RE: comments on Character Model for the World Wide Web: String Matching and Searching

Hi Mati,

Thanks for these as well. Responses follow.

Note that my copy is NOT posted over the one you’re currently reviewing.

From: Matitiahu Allouche [mailto:matitiahu.allouche@gmail.com]
Sent: Thursday, June 19, 2014 8:16 AM
To: www-international@w3.org
Subject: comments on Character Model for the World Wide Web: String Matching and Searching

These are my comments on chapters 3 and 4 of the subject document ( http://www.w3.org/International/docs/charmod-norm/ ).

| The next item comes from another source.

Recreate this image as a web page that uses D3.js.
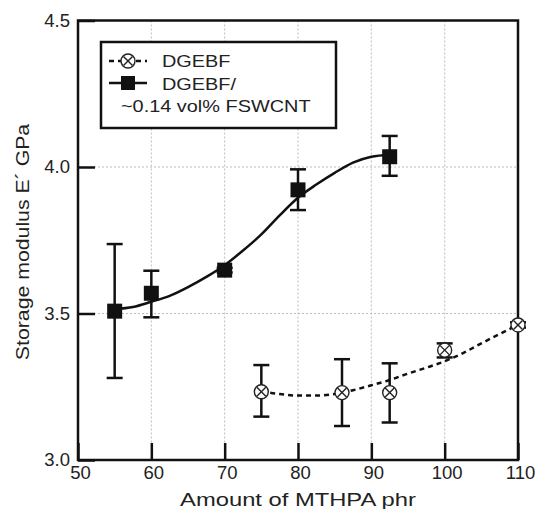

12) In 3, some requirements (e.g. Req 1) are labelled with [S], [I], [C] and some are not (e.g. Req 2, 3). I think that they should all be labelled with at least one for those marks.

AP> I agree. I have attempted to supply them in my copy.

13) In Req 4, the first token "C3xx" seems to be a leftover from something else. In the same paragraph, item 2 mentions character "includes". This term has not been mentioned and explained before, and is not obvious for me.

AP> I removed the extraneous numbering. And then I went further. This requirement is actually an algorithm for “case sensitive matching”, so I moved the text into the block called that and removed the requirement.

13) In 3.1.2, "languaguages" should be "languages".

AP> Fixed.

14) Ibidem, "occaisionally" should be "occasionally".

AP> Done.

15) Here and there: the document postulates that if a protocol allows user-defined names or identifiers, those tokens must allow non-ASCII characters, thus ASCII case-insensitive comparison is forbidden. It seems to me that this is extending the requirements in this document beyond its scope.
I agree that we (meaning the i18n crowd) like to promote use of non-ASCII characters everywhere, but it is not the scope of this document to state whether a given protocol allows such characters in identifiers. If it does not, why should we ban the use of ASCII case-insensitive comparison? We can recommend against it, we can explain that this restricts options for a more liberal character set in the future, but should we really make it non conformant?

AP> I don’t actually see this anywhere and I have been at pains to remove cases like this. The document *DOES* spell out that you can’t use ACI for any non-ASCII namespace. But the document doesn’t draw any value judgments for/against this kind of namespace, at least in the requirements. As a WG, we generally frown at namespaces that allow users to name things but then restrict the character set in some arbitrary way.

AP> If you can call out specific locations in the text, I can address them.

16) When text between 2 requirements mentions "this requirement", it is not clear if it refers to the requirement above it or below it. For instance, see the text between Req 14 and Req 15.

AP> I tried to clean these up.

17) In 4, "this section addressed" should be "This section addresses".

AP> Done.

18) In 4.1, "generate different user expectations" should be "generates…".

AP> Done.

19) In 4.1, instead of "they expect their more-specific input to match only what has been input", I suggest "they expect the search results to match closely their more-specific input".

AP> Good. Done.


--
Shalom (Regards),  Mati

Received on Thursday, 19 June 2014 22:00:24 UTC